Overhaul. The Government changed the company's name to American President Lines, Ltd., ran the line as a U.S.-supervised private corporation, and pulled it off the rocks within a year. After pouring in $4,500,000 to slick up the ships, the Government cashed in on the wartime shipping boom. By 1943 the line was able to pay off both the new financing and the $7,500,000 Dollar Line debt, most of it, says American President, out of earnings.
By war's end the Maritime Commission had done so well that buyers became interested. In 1945 a syndicate headed by Charles U. Bay, now Ambassador to Norway, bid the flattering sum of $8,600,000. But shrewd, red-faced Stanley Dollar, who had been enviously watching the line's balance sheets throughout the war, had different ideas.
Even though the Government's profitable operation was paying $5 a share on the preferred stock, the majority of which is held by the Dollar family ($1,369,720 has been paid out, in all, under Government operation), that was not enough. Dollar filed suit and stopped the sale. His claim: the Maritime Commission did not own the line. Dollar said that when he transferred the controlling stock to the Maritime Commission in 1938, he did not transfer title. He had merely posted the stock as collateral for the debt that had now been paid off. Thus, A.P.L. belonged to him, Dollar argued, and the Government should hand it back.

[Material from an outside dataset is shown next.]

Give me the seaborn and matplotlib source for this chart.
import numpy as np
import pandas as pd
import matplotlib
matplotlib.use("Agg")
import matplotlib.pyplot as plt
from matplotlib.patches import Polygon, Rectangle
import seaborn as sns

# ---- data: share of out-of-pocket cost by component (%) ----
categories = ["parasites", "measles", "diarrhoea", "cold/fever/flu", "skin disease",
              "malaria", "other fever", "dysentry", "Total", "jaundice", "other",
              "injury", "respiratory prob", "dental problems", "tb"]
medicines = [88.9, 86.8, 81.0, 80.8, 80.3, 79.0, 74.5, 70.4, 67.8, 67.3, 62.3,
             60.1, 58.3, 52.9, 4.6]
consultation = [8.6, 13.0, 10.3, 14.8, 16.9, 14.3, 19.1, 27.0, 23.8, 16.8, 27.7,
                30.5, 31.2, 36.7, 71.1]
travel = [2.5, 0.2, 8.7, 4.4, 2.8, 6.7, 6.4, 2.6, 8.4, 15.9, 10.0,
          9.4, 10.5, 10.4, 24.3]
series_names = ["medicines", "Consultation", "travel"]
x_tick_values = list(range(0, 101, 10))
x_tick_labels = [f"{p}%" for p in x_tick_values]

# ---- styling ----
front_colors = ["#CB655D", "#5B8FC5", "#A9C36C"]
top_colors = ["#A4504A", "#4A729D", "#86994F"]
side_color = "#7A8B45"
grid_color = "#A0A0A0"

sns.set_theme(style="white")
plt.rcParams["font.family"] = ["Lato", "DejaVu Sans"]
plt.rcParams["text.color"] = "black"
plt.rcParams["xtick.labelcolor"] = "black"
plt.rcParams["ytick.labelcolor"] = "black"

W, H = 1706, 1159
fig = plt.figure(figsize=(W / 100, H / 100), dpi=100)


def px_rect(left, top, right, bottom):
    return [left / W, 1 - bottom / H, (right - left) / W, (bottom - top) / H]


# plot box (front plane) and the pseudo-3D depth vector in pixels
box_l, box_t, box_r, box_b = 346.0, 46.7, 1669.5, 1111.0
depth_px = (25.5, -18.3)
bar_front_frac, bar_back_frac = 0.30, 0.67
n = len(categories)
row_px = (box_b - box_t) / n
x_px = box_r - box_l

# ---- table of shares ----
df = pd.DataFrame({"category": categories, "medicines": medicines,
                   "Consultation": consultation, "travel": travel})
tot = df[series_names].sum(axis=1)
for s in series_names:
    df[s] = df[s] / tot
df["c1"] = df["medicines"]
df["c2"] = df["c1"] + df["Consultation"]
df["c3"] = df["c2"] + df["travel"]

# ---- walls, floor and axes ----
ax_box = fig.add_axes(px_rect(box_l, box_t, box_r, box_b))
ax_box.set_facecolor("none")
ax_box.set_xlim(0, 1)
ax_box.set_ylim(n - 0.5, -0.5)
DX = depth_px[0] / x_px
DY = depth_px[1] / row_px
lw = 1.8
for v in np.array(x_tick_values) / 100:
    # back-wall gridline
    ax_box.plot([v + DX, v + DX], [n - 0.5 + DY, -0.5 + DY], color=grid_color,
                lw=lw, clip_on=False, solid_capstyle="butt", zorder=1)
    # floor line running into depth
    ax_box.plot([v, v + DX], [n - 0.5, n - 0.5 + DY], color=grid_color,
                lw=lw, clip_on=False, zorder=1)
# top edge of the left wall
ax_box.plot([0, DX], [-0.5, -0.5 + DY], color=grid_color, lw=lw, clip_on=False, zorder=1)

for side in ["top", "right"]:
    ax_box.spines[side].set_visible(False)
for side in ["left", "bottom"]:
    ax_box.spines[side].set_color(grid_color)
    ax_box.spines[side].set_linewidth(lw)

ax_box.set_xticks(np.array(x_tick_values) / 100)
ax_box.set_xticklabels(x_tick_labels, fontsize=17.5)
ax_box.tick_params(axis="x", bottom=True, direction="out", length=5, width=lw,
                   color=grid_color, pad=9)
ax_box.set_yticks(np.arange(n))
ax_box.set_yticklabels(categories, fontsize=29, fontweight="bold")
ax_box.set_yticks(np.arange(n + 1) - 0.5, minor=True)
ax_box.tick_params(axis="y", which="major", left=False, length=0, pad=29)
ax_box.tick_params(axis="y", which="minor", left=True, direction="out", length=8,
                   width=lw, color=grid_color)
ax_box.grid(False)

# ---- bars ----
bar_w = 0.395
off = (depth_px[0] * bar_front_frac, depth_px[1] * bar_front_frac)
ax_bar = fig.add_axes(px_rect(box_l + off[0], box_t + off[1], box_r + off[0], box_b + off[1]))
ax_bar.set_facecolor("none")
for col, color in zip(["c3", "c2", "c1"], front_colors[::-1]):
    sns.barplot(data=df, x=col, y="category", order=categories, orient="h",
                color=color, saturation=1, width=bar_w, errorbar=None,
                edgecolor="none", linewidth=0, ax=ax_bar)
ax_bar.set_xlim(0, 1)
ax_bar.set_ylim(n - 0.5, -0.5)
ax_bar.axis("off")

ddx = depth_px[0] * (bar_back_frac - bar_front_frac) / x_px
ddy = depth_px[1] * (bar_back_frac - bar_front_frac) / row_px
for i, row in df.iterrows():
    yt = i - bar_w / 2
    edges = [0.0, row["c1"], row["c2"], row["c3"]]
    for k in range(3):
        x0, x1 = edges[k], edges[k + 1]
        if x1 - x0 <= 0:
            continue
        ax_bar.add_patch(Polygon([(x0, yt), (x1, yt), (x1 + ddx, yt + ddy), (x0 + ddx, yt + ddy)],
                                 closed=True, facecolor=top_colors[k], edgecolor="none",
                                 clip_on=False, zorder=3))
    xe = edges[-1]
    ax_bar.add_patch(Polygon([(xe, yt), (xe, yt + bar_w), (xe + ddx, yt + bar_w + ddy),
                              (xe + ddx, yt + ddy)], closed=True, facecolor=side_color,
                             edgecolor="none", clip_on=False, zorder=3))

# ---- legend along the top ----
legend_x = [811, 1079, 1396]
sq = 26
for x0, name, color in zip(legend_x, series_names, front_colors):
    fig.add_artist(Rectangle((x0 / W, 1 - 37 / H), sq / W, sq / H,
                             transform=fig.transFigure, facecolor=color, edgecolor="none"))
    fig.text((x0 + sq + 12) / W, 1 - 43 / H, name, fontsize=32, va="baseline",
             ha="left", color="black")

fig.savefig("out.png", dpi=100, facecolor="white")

Seamanship. The flabbergasted commission countered that Dollar had described himself in writing as "former owner" of the line and, in fact, had written off the stock as a capital loss on his income-tax return. The commission won the first round in federal district court in Washington, which ruled that Dollar had sold his company. So the commission confidently continued to build up the line, acquired virtually a new fleet of ships, including two 23,515-ton passenger liners, the President Cleveland and President Wilson. Under President George Killion, onetime chain-store executive and former treasurer of the Democratic Party, the line's operations were streamlined and costs cut. Last year's profit after taxes: $2,517,989.
But last July the commission got another rude shock; the circuit court of appeals upheld Dollar. Last week, the U.S. Supreme Court refused to hear the case, thus, in effect, ruling that the line should be handed back to Dollar.
For his smart legal seamanship, Stanley Dollar will get a line with 18 modem vessels and more than $61,757,716 in gross assets, compared to $27,560,835 at the end of 1938. Jubilant Stanley Dollar was more than willing to take over. If a new Government appeal does not prevent return of the stock, he hopes to call a meeting within a week or so and elect a new president. The chances are good that Dollar, even though he is 70, will be the new boss, and that his famed white dollar sign will go back on the stacks. Said he: "Justice has prevailed."